A clash over who represents Myanmar at the United Nations in New York was averted – for now – after the junta’s replacement quit and the Myanmar U.N. mission confirmed that Ambassador Kyaw Moe Tun remained in the job.
The junta fired Kyaw Moe Tun on Saturday after he urged countries at the U.N. General Assembly to use ‘any means necessary’ to reverse the Feb. 1 coup.
In Washington, it was unclear whether Myanmar’s embassy was still representing the junta, after it issued a statement decrying the deaths of civilian protesters and called on authorities to ‘fully exercise utmost restraint’.
One diplomat in the embassy resigned and at least three said in social media posts they were joining the civil disobedience movement of strikes against the military.
At least 19 Myanmar police officers have crossed into India fearing persecution for disobeying orders, an Indian police official told Reuters on Thursday.
Myanmar activists are calling for the release of Suu Kyi, 75, who was detained on the morning of the coup, and recognition of her Nov. 8 election victory. They also reject the junta’s promise to hold new elections at an unspecified date.
Anti-coup protesters take cover behind makeshift shields as armed riot policemen gather in Mandalay, Myanmar, on Friday
A protester holds a sign with an image of leader Aung San Suu Kyi as they prepare to face off against security forces during a demonstration against the military coup in Yangon
Anti-coup protesters take positions behind a makeshift barricade as armed riot policemen gather in Yangon
Suu Kyi’s National League for Democracy (NLD) party won the election in a landslide but the military has refused to accept the result citing fraud. The election commission said the vote was fair.

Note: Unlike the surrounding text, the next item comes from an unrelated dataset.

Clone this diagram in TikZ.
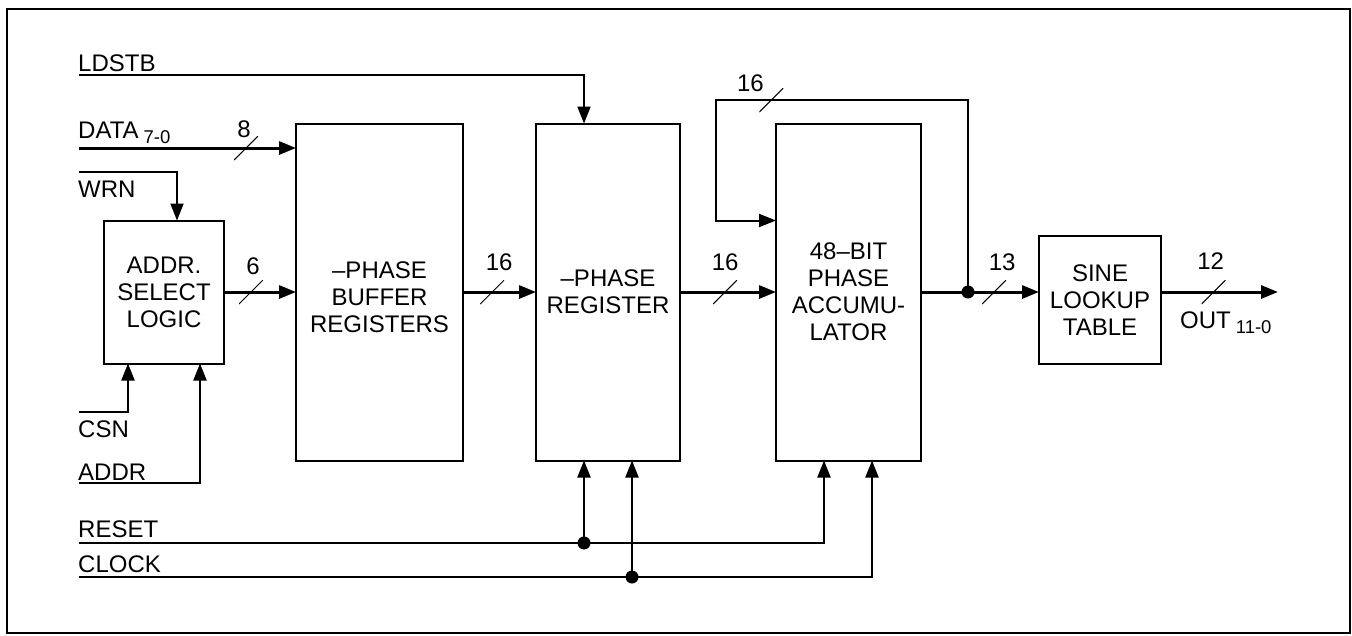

Sources told Reuters that Myanmar’s military rulers attempted to move about $1 billion held at the Federal Reserve Bank of New York days after seizing power. U.S. officials froze those funds indefinitely, they said.
The U.S. Commerce Department designated trading curbs on Myanmar’s defence and interior ministries and two military conglomerates that control swathes of the economy, with interests ranging from beer to real estate.
But the measures are expected to have limited impact as the entities are not major importers.
The U.N. human rights investigator on Myanmar, Thomas Andrews, urged the Security Council – which meets to discuss the situation later on Friday – to impose a global arms embargo and targeted economic sanctions on the junta.
The United States has told China, which has declined to condemn the coup, that it expects it to play a constructive role. China has said stability is a top priority in its strategic neighbour.